[BEGIN]
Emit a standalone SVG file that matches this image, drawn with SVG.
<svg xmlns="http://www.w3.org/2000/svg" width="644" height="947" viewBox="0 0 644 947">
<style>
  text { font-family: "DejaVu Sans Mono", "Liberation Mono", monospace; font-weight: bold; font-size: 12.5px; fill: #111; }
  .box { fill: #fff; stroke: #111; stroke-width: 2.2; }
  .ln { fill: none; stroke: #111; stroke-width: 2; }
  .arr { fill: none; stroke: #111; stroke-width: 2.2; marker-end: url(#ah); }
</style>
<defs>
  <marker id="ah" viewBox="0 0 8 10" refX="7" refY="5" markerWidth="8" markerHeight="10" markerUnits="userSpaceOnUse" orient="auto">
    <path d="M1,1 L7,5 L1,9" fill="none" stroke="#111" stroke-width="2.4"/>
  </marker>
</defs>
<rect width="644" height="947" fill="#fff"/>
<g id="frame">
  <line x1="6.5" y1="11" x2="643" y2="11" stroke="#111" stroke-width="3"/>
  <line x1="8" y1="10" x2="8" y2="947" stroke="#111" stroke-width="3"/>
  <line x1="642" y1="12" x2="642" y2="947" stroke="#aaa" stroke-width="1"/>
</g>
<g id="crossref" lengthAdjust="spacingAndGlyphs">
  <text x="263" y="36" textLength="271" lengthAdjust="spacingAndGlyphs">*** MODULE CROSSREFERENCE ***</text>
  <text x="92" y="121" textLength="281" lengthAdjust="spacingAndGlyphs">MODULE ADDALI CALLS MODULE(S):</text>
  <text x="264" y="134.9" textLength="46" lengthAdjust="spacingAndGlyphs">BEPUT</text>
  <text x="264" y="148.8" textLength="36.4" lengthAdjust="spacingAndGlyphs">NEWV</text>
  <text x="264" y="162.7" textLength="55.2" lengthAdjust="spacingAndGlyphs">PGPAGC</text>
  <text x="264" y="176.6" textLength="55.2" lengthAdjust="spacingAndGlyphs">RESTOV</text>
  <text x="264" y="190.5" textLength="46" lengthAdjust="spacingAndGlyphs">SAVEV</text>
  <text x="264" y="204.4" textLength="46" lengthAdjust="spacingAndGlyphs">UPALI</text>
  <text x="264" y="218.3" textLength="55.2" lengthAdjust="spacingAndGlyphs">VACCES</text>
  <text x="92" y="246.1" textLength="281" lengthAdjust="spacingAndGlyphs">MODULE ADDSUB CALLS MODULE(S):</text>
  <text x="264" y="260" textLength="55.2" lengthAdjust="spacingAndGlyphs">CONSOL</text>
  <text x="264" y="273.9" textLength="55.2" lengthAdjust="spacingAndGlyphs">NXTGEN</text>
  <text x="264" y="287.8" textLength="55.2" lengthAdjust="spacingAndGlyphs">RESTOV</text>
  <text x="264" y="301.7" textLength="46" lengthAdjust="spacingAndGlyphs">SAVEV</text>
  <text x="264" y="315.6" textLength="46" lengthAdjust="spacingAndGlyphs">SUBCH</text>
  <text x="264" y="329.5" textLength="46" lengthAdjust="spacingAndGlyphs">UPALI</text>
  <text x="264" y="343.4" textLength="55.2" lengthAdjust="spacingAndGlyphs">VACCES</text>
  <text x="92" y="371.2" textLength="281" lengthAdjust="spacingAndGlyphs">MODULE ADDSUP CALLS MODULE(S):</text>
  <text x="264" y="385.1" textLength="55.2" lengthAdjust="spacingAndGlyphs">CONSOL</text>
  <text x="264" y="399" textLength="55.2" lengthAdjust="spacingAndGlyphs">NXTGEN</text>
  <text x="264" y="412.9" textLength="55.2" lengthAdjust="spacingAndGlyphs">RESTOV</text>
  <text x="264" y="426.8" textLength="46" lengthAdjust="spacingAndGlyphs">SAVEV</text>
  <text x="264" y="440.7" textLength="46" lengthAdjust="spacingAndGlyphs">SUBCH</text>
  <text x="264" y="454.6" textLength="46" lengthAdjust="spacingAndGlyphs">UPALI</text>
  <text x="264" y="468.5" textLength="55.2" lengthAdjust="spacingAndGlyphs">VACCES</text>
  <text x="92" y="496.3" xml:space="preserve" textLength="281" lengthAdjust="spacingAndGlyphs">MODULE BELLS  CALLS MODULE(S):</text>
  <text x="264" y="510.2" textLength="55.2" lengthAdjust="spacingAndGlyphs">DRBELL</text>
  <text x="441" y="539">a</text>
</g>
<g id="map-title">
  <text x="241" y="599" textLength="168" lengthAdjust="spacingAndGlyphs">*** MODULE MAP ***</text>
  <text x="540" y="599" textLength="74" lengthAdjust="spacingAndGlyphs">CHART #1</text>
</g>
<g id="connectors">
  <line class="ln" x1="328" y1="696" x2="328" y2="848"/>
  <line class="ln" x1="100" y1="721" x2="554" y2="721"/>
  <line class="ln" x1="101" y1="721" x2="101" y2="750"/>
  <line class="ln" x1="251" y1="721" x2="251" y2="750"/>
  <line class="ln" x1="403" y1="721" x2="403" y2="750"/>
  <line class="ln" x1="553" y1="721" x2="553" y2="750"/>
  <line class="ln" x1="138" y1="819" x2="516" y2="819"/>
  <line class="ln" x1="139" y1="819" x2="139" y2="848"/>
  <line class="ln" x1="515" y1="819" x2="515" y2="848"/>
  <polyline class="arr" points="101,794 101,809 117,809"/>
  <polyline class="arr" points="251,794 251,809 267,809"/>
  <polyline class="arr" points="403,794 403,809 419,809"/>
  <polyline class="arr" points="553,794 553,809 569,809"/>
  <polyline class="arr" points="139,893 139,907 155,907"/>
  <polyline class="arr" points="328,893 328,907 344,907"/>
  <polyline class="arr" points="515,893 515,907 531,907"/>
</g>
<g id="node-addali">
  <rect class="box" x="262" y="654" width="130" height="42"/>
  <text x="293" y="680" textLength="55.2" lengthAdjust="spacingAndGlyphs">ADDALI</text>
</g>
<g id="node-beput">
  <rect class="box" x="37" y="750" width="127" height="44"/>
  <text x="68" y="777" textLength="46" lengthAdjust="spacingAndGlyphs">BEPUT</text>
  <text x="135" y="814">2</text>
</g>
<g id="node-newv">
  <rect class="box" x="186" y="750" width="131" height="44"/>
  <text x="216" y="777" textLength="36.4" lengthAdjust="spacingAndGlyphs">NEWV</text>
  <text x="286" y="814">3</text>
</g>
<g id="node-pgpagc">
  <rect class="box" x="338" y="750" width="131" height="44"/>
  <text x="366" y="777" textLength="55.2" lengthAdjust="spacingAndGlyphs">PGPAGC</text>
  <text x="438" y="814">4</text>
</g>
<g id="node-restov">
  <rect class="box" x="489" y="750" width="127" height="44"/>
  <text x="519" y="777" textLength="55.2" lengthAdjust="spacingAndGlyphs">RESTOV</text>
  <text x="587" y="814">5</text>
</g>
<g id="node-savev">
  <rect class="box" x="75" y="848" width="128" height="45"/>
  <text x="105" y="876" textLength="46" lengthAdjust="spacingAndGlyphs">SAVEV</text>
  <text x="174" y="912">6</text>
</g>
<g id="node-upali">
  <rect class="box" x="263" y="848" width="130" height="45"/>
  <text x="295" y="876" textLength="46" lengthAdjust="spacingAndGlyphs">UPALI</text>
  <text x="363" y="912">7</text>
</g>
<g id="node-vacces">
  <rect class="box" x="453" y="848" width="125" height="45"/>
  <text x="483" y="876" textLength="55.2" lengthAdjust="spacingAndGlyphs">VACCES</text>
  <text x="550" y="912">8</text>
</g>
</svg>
[END]
Every line above should be written out again exactly as it stands.

Emit a standalone SVG file that matches this image, drawn with SVG.
<svg xmlns="http://www.w3.org/2000/svg" width="644" height="947" viewBox="0 0 644 947">
<style>
  text { font-family: "DejaVu Sans Mono", "Liberation Mono", monospace; font-weight: bold; font-size: 12.5px; fill: #111; }
  .box { fill: #fff; stroke: #111; stroke-width: 2.2; }
  .ln { fill: none; stroke: #111; stroke-width: 2; }
  .arr { fill: none; stroke: #111; stroke-width: 2.2; marker-end: url(#ah); }
</style>
<defs>
  <marker id="ah" viewBox="0 0 8 10" refX="7" refY="5" markerWidth="8" markerHeight="10" markerUnits="userSpaceOnUse" orient="auto">
    <path d="M1,1 L7,5 L1,9" fill="none" stroke="#111" stroke-width="2.4"/>
  </marker>
</defs>
<rect width="644" height="947" fill="#fff"/>
<g id="frame">
  <line x1="6.5" y1="11" x2="643" y2="11" stroke="#111" stroke-width="3"/>
  <line x1="8" y1="10" x2="8" y2="947" stroke="#111" stroke-width="3"/>
  <line x1="642" y1="12" x2="642" y2="947" stroke="#aaa" stroke-width="1"/>
</g>
<g id="crossref" lengthAdjust="spacingAndGlyphs">
  <text x="263" y="36" textLength="271" lengthAdjust="spacingAndGlyphs">*** MODULE CROSSREFERENCE ***</text>
  <text x="92" y="121" textLength="281" lengthAdjust="spacingAndGlyphs">MODULE ADDALI CALLS MODULE(S):</text>
  <text x="264" y="134.9" textLength="46" lengthAdjust="spacingAndGlyphs">BEPUT</text>
  <text x="264" y="148.8" textLength="36.4" lengthAdjust="spacingAndGlyphs">NEWV</text>
  <text x="264" y="162.7" textLength="55.2" lengthAdjust="spacingAndGlyphs">PGPAGC</text>
  <text x="264" y="176.6" textLength="55.2" lengthAdjust="spacingAndGlyphs">RESTOV</text>
  <text x="264" y="190.5" textLength="46" lengthAdjust="spacingAndGlyphs">SAVEV</text>
  <text x="264" y="204.4" textLength="46" lengthAdjust="spacingAndGlyphs">UPALI</text>
  <text x="264" y="218.3" textLength="55.2" lengthAdjust="spacingAndGlyphs">VACCES</text>
  <text x="92" y="246.1" textLength="281" lengthAdjust="spacingAndGlyphs">MODULE ADDSUB CALLS MODULE(S):</text>
  <text x="264" y="260" textLength="55.2" lengthAdjust="spacingAndGlyphs">CONSOL</text>
  <text x="264" y="273.9" textLength="55.2" lengthAdjust="spacingAndGlyphs">NXTGEN</text>
  <text x="264" y="287.8" textLength="55.2" lengthAdjust="spacingAndGlyphs">RESTOV</text>
  <text x="264" y="301.7" textLength="46" lengthAdjust="spacingAndGlyphs">SAVEV</text>
  <text x="264" y="315.6" textLength="46" lengthAdjust="spacingAndGlyphs">SUBCH</text>
  <text x="264" y="329.5" textLength="46" lengthAdjust="spacingAndGlyphs">UPALI</text>
  <text x="264" y="343.4" textLength="55.2" lengthAdjust="spacingAndGlyphs">VACCES</text>
  <text x="92" y="371.2" textLength="281" lengthAdjust="spacingAndGlyphs">MODULE ADDSUP CALLS MODULE(S):</text>
  <text x="264" y="385.1" textLength="55.2" lengthAdjust="spacingAndGlyphs">CONSOL</text>
  <text x="264" y="399" textLength="55.2" lengthAdjust="spacingAndGlyphs">NXTGEN</text>
  <text x="264" y="412.9" textLength="55.2" lengthAdjust="spacingAndGlyphs">RESTOV</text>
  <text x="264" y="426.8" textLength="46" lengthAdjust="spacingAndGlyphs">SAVEV</text>
  <text x="264" y="440.7" textLength="46" lengthAdjust="spacingAndGlyphs">SUBCH</text>
  <text x="264" y="454.6" textLength="46" lengthAdjust="spacingAndGlyphs">UPALI</text>
  <text x="264" y="468.5" textLength="55.2" lengthAdjust="spacingAndGlyphs">VACCES</text>
  <text x="92" y="496.3" xml:space="preserve" textLength="281" lengthAdjust="spacingAndGlyphs">MODULE BELLS  CALLS MODULE(S):</text>
  <text x="264" y="510.2" textLength="55.2" lengthAdjust="spacingAndGlyphs">DRBELL</text>
  <text x="441" y="539">a</text>
</g>
<g id="map-title">
  <text x="241" y="599" textLength="168" lengthAdjust="spacingAndGlyphs">*** MODULE MAP ***</text>
  <text x="540" y="599" textLength="74" lengthAdjust="spacingAndGlyphs">CHART #1</text>
</g>
<g id="connectors">
  <line class="ln" x1="328" y1="696" x2="328" y2="848"/>
  <line class="ln" x1="100" y1="721" x2="554" y2="721"/>
  <line class="ln" x1="101" y1="721" x2="101" y2="750"/>
  <line class="ln" x1="251" y1="721" x2="251" y2="750"/>
  <line class="ln" x1="403" y1="721" x2="403" y2="750"/>
  <line class="ln" x1="553" y1="721" x2="553" y2="750"/>
  <line class="ln" x1="138" y1="819" x2="516" y2="819"/>
  <line class="ln" x1="139" y1="819" x2="139" y2="848"/>
  <line class="ln" x1="515" y1="819" x2="515" y2="848"/>
  <polyline class="arr" points="101,794 101,809 117,809"/>
  <polyline class="arr" points="251,794 251,809 267,809"/>
  <polyline class="arr" points="403,794 403,809 419,809"/>
  <polyline class="arr" points="553,794 553,809 569,809"/>
  <polyline class="arr" points="139,893 139,907 155,907"/>
  <polyline class="arr" points="328,893 328,907 344,907"/>
  <polyline class="arr" points="515,893 515,907 531,907"/>
</g>
<g id="node-addali">
  <rect class="box" x="262" y="654" width="130" height="42"/>
  <text x="293" y="680" textLength="55.2" lengthAdjust="spacingAndGlyphs">ADDALI</text>
</g>
<g id="node-beput">
  <rect class="box" x="37" y="750" width="127" height="44"/>
  <text x="68" y="777" textLength="46" lengthAdjust="spacingAndGlyphs">BEPUT</text>
  <text x="135" y="814">2</text>
</g>
<g id="node-newv">
  <rect class="box" x="186" y="750" width="131" height="44"/>
  <text x="216" y="777" textLength="36.4" lengthAdjust="spacingAndGlyphs">NEWV</text>
  <text x="286" y="814">3</text>
</g>
<g id="node-pgpagc">
  <rect class="box" x="338" y="750" width="131" height="44"/>
  <text x="366" y="777" textLength="55.2" lengthAdjust="spacingAndGlyphs">PGPAGC</text>
  <text x="438" y="814">4</text>
</g>
<g id="node-restov">
  <rect class="box" x="489" y="750" width="127" height="44"/>
  <text x="519" y="777" textLength="55.2" lengthAdjust="spacingAndGlyphs">RESTOV</text>
  <text x="587" y="814">5</text>
</g>
<g id="node-savev">
  <rect class="box" x="75" y="848" width="128" height="45"/>
  <text x="105" y="876" textLength="46" lengthAdjust="spacingAndGlyphs">SAVEV</text>
  <text x="174" y="912">6</text>
</g>
<g id="node-upali">
  <rect class="box" x="263" y="848" width="130" height="45"/>
  <text x="295" y="876" textLength="46" lengthAdjust="spacingAndGlyphs">UPALI</text>
  <text x="363" y="912">7</text>
</g>
<g id="node-vacces">
  <rect class="box" x="453" y="848" width="125" height="45"/>
  <text x="483" y="876" textLength="55.2" lengthAdjust="spacingAndGlyphs">VACCES</text>
  <text x="550" y="912">8</text>
</g>
</svg>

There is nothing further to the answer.